知能の定義と知能検査:キャロル・ドウェックの熟達志向の知能理論

知能(intelligence)とは何であるのかを定義した心理学者は数多くいるが、一番よく知られている知能の定義は『ビネー式知能検査』で測定される知能指数(IQ, Intelligence Quotient)である。ビネー式知能検査は、フランスの初等教育(義務教育)において特別支援教育を受けるべき精神遅滞児(知的障害児童)を選別するために、心理学者ビネーと医師シモンによって開発された知能テストである。ビネー式知能検査は世界的に実施されている知能検査であり、『スタンフォード・ビネー知能検査』『田中・ビネー知能検査』『鈴木・ビネー知能検査』などが存在する。個別式知能検査として最も利用率が高いものは、『ウェクスラー式知能検査』と『ビネー式知能検査』である。集団式知能検査として良く知られたものには、『田中B式知能検査』や『京大NX知能検査』などがある。

知能指数(IQ)は『精神年齢(MA)÷生活年齢(CA)×100』の公式によって算出され、IQ100が平均値とされる。精神年齢(mental age)は、その発達年齢の人(子ども)が『正しく回答できると予測される問題』にどのくらい正答できるかによって測定され、生活年齢よりも高い年齢向けの問題に正答できればIQは高くなる。ビネー式知能検査は、一般に言語性知能の測定に向いているが、ウェクスラー式知能検査は、言語性知能と非言語性知能を合わせた多面的な知能の測定に向いている。

心理学者が定義した主な知能観としては、以下の4つがよく知られている。

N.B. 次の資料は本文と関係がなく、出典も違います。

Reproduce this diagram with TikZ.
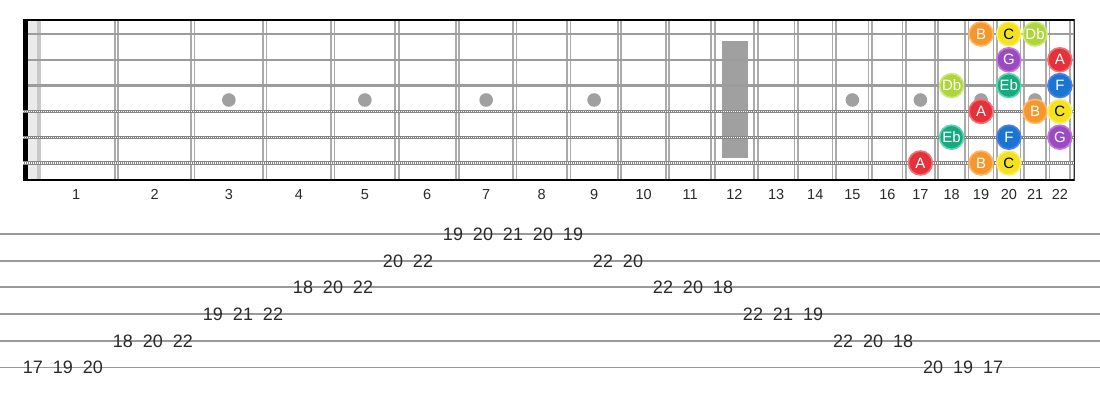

L.M.ターマン(L.M.Terman)は、知能を目の前に実際に無いものについて思考・推測・計画する『抽象的な思考能力』と定義した。W.シュテルン(W.Stern)は学問・記憶などに用いる言語的知能よりも生きていく為の適応能力のほうを高く評価して、知能を『新しい環境への適応能力』であると定義した。W.F.ディアボーン(W.F.Dearborn)は、今よりも適応的な知識・経験・技術を習得する学習能力こそが知能であると考え、知能を『新たな知識・技能を習得する学習能力』と定義した。ウェクスラー式知能検査を開発したD.ウェクスラー(D.Wechsler)は、外部環境への柔軟な適応を効果的な情報処理を重視して、知能を『周辺環境を理解し、与えられた状況(問題)を適切に処理する能力』と定義した。